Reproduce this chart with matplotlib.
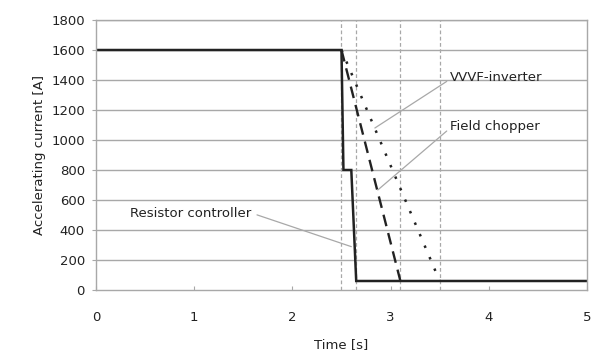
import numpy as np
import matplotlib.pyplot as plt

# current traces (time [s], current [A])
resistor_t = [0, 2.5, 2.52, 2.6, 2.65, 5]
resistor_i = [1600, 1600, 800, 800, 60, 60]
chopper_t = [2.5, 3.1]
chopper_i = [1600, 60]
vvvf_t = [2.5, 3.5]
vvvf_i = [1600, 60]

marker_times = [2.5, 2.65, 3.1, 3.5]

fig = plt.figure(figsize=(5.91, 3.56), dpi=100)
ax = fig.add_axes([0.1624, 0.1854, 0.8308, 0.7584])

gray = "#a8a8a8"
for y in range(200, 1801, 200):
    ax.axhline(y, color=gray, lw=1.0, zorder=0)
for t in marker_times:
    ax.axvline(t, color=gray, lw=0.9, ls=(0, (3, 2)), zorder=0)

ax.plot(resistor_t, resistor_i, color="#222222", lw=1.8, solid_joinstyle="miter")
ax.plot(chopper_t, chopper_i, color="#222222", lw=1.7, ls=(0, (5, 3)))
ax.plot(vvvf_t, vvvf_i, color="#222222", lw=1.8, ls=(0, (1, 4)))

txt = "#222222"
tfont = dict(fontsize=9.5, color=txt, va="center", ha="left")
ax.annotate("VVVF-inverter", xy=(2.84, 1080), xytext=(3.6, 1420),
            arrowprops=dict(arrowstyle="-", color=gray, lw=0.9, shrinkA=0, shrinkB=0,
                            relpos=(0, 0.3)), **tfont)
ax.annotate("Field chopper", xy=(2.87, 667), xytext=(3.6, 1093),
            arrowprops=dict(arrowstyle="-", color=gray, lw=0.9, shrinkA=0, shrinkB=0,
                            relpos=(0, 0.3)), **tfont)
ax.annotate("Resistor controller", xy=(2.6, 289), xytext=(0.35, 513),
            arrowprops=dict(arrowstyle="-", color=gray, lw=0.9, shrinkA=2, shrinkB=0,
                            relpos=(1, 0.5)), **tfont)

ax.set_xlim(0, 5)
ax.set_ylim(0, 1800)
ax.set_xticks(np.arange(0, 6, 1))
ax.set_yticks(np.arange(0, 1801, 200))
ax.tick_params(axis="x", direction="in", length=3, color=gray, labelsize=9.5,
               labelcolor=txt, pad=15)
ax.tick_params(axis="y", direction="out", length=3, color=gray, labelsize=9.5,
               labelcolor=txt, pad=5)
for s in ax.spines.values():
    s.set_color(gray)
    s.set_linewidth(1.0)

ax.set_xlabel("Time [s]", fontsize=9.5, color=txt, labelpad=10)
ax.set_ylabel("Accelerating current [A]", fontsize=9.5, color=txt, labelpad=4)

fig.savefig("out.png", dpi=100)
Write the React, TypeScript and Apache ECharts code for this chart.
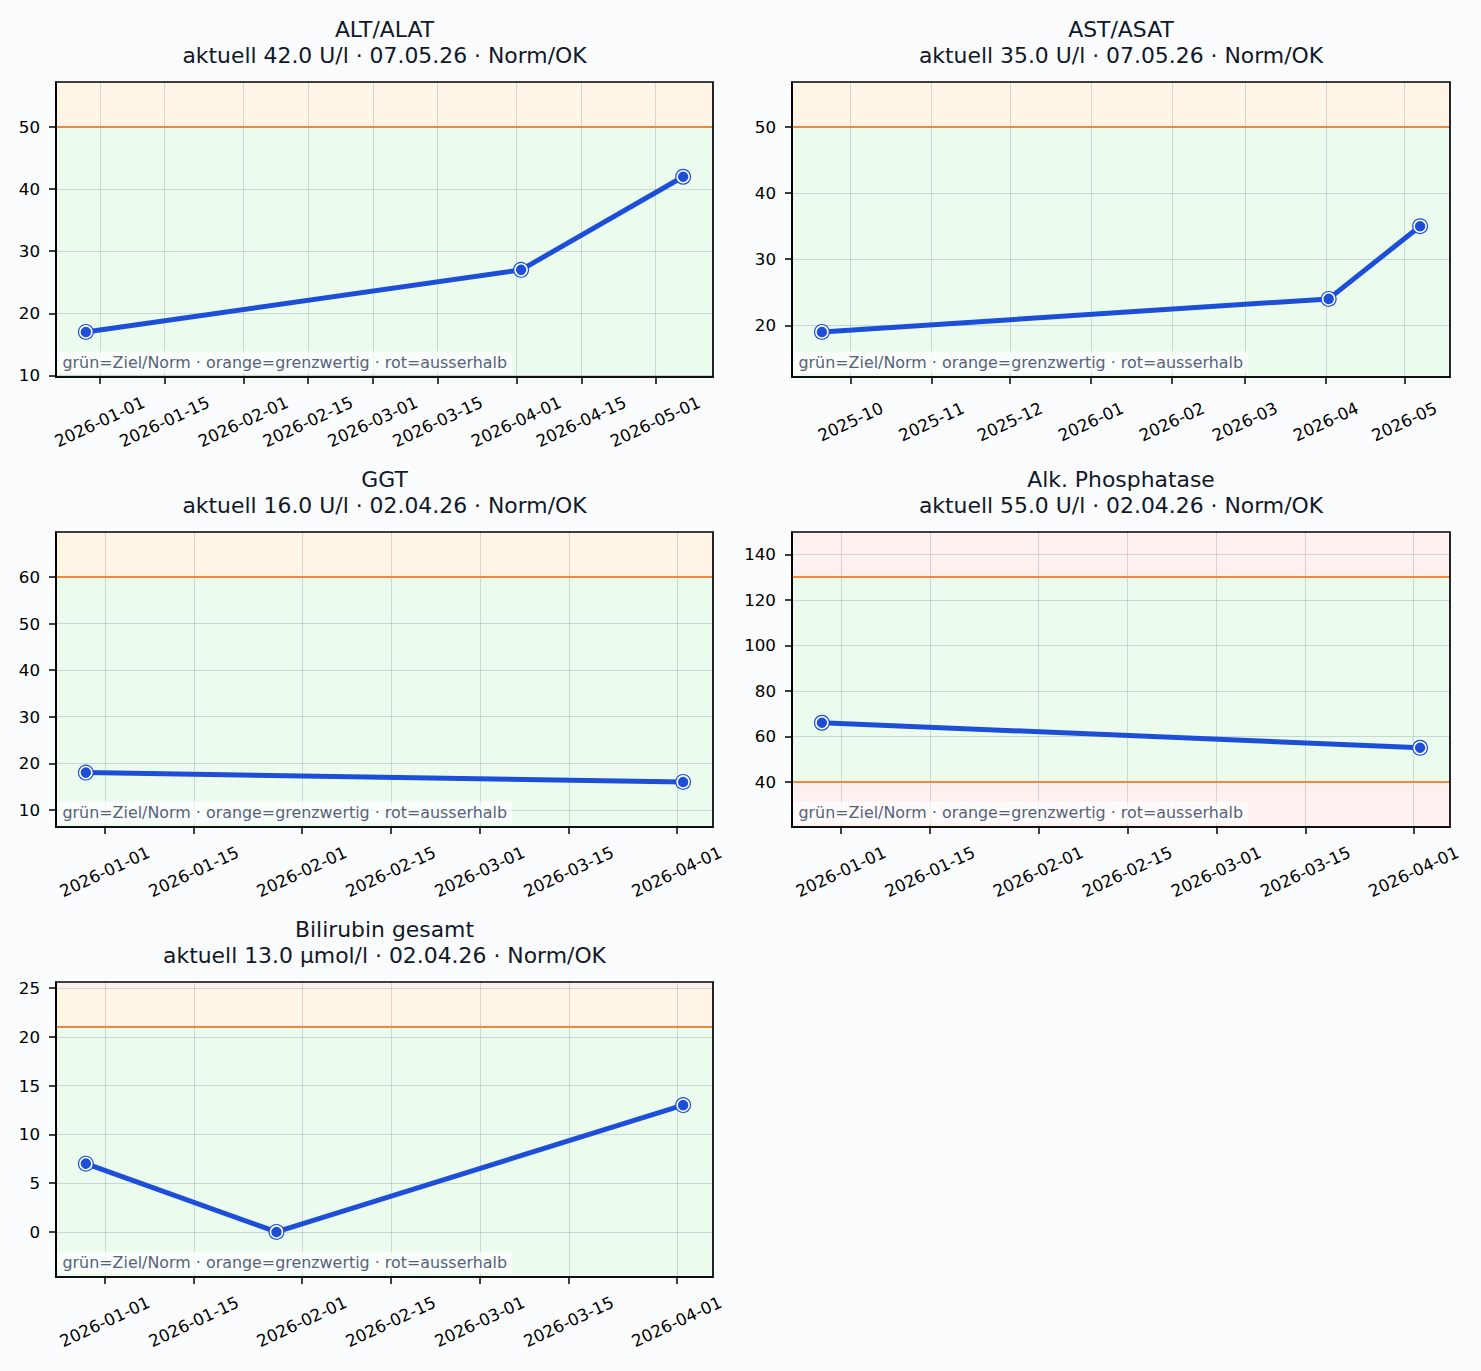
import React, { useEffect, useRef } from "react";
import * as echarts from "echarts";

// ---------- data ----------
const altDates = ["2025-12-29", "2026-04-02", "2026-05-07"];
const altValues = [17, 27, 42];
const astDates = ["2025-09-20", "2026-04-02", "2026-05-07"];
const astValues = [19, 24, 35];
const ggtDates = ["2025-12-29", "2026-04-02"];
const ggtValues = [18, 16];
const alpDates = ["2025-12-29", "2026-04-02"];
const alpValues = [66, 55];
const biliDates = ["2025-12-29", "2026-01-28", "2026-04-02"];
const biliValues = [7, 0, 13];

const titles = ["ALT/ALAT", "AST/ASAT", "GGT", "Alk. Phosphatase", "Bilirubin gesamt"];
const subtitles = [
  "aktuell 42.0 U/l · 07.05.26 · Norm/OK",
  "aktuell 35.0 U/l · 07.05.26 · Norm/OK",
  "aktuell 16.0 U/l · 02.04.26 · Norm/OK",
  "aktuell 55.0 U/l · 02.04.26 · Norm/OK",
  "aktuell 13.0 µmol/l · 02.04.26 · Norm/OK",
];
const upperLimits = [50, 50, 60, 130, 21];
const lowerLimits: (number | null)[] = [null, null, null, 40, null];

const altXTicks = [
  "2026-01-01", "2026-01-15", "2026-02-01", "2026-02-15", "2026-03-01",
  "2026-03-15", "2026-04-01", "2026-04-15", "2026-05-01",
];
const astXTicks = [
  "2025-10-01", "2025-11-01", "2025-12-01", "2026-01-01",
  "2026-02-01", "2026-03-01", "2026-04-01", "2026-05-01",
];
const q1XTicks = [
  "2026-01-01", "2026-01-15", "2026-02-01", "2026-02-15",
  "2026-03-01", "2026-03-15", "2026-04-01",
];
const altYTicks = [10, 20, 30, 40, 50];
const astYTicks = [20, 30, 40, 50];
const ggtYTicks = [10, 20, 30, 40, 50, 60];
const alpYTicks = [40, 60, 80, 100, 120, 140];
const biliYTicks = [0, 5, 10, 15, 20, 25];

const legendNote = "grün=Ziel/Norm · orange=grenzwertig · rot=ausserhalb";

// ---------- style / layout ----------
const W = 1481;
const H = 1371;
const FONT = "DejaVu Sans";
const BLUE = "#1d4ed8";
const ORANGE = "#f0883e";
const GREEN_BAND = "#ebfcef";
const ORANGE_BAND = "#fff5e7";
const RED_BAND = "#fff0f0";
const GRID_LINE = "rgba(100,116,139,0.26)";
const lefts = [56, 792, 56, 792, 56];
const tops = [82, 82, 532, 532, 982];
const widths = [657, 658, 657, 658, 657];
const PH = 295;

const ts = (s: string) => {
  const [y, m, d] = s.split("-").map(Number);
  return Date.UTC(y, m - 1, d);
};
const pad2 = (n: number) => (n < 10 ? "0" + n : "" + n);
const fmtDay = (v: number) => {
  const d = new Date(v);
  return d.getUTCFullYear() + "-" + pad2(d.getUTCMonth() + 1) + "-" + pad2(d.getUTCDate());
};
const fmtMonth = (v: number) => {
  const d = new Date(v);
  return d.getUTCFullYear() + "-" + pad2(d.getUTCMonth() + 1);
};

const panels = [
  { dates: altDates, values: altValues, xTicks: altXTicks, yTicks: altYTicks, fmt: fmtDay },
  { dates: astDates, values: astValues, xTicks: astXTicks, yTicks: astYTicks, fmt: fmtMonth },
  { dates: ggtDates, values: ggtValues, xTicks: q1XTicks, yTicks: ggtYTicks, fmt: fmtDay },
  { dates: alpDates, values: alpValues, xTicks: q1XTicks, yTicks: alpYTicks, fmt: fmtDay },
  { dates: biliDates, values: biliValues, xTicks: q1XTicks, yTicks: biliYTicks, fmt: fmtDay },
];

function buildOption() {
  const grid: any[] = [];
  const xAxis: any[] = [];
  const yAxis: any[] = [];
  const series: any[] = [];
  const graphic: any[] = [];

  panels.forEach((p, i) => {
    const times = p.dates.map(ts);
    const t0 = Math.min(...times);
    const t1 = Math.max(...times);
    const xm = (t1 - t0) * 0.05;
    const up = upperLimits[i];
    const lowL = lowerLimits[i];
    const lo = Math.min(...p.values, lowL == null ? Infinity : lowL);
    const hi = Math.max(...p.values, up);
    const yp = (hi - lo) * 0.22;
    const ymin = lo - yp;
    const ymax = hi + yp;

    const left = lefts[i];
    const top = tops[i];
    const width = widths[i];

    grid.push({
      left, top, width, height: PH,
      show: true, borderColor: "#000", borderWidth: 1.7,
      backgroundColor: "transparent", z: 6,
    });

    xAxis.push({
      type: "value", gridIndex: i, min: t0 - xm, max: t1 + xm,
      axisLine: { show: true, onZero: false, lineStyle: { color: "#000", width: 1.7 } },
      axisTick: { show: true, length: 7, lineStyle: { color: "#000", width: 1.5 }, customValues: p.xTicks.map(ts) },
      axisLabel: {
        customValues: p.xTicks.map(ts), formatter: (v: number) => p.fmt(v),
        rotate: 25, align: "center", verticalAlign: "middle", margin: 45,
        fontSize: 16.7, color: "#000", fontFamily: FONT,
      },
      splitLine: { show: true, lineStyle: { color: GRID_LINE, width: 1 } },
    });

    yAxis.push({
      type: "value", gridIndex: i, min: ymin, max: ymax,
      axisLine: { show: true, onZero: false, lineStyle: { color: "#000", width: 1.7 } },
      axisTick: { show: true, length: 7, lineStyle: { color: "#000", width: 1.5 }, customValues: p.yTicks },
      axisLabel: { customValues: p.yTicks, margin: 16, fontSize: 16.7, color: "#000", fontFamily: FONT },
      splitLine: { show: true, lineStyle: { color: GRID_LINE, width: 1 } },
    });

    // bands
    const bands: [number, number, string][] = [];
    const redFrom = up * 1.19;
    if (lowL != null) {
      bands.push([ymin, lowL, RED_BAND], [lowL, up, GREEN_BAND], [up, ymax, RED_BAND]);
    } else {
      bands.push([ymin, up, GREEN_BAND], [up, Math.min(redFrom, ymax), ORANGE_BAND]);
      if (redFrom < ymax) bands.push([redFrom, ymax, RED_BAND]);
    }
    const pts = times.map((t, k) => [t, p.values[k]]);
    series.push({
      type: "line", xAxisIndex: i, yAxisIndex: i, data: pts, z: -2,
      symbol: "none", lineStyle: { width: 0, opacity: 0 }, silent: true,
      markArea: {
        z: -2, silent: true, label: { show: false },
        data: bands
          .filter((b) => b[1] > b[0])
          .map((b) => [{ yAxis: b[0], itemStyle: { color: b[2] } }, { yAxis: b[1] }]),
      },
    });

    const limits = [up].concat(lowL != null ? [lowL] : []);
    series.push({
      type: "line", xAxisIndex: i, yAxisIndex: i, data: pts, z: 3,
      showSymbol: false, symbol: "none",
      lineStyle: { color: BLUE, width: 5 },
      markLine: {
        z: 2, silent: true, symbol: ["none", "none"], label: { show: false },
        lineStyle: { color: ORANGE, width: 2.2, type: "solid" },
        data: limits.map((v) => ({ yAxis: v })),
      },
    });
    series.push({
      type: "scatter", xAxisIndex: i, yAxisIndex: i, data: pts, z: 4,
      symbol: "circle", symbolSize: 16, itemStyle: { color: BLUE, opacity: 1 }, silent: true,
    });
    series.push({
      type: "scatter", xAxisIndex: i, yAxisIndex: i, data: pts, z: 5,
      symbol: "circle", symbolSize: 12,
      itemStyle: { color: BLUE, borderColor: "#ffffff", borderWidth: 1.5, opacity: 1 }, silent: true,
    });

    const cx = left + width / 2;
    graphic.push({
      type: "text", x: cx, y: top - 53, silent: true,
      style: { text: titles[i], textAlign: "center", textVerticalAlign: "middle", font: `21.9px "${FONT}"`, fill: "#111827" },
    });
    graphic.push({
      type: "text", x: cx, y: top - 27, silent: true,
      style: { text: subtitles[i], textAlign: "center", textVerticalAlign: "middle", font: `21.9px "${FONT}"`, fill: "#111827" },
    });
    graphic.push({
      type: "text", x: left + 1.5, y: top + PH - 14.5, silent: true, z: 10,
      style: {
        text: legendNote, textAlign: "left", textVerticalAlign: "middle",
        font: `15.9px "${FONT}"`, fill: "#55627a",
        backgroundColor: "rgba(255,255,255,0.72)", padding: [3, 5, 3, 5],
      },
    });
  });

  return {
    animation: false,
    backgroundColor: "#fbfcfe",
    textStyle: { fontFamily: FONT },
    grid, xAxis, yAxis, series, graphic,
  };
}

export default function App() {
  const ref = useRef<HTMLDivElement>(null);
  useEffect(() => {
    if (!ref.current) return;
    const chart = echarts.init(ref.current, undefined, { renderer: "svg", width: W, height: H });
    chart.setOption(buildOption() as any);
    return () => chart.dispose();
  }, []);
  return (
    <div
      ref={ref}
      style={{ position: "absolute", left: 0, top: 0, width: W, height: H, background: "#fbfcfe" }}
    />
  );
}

Task requirements:
The lines from the top of the data above through the one holding "relpos=(1, 0.5)), **tfont)" are to be repeated exactly, and only those, with no pictures.

The result:
Reproduce this chart with matplotlib.
import numpy as np
import matplotlib.pyplot as plt

# current traces (time [s], current [A])
resistor_t = [0, 2.5, 2.52, 2.6, 2.65, 5]
resistor_i = [1600, 1600, 800, 800, 60, 60]
chopper_t = [2.5, 3.1]
chopper_i = [1600, 60]
vvvf_t = [2.5, 3.5]
vvvf_i = [1600, 60]

marker_times = [2.5, 2.65, 3.1, 3.5]

fig = plt.figure(figsize=(5.91, 3.56), dpi=100)
ax = fig.add_axes([0.1624, 0.1854, 0.8308, 0.7584])

gray = "#a8a8a8"
for y in range(200, 1801, 200):
    ax.axhline(y, color=gray, lw=1.0, zorder=0)
for t in marker_times:
    ax.axvline(t, color=gray, lw=0.9, ls=(0, (3, 2)), zorder=0)

ax.plot(resistor_t, resistor_i, color="#222222", lw=1.8, solid_joinstyle="miter")
ax.plot(chopper_t, chopper_i, color="#222222", lw=1.7, ls=(0, (5, 3)))
ax.plot(vvvf_t, vvvf_i, color="#222222", lw=1.8, ls=(0, (1, 4)))

txt = "#222222"
tfont = dict(fontsize=9.5, color=txt, va="center", ha="left")
ax.annotate("VVVF-inverter", xy=(2.84, 1080), xytext=(3.6, 1420),
            arrowprops=dict(arrowstyle="-", color=gray, lw=0.9, shrinkA=0, shrinkB=0,
                            relpos=(0, 0.3)), **tfont)
ax.annotate("Field chopper", xy=(2.87, 667), xytext=(3.6, 1093),
            arrowprops=dict(arrowstyle="-", color=gray, lw=0.9, shrinkA=0, shrinkB=0,
                            relpos=(0, 0.3)), **tfont)
ax.annotate("Resistor controller", xy=(2.6, 289), xytext=(0.35, 513),
            arrowprops=dict(arrowstyle="-", color=gray, lw=0.9, shrinkA=2, shrinkB=0,
                            relpos=(1, 0.5)), **tfont)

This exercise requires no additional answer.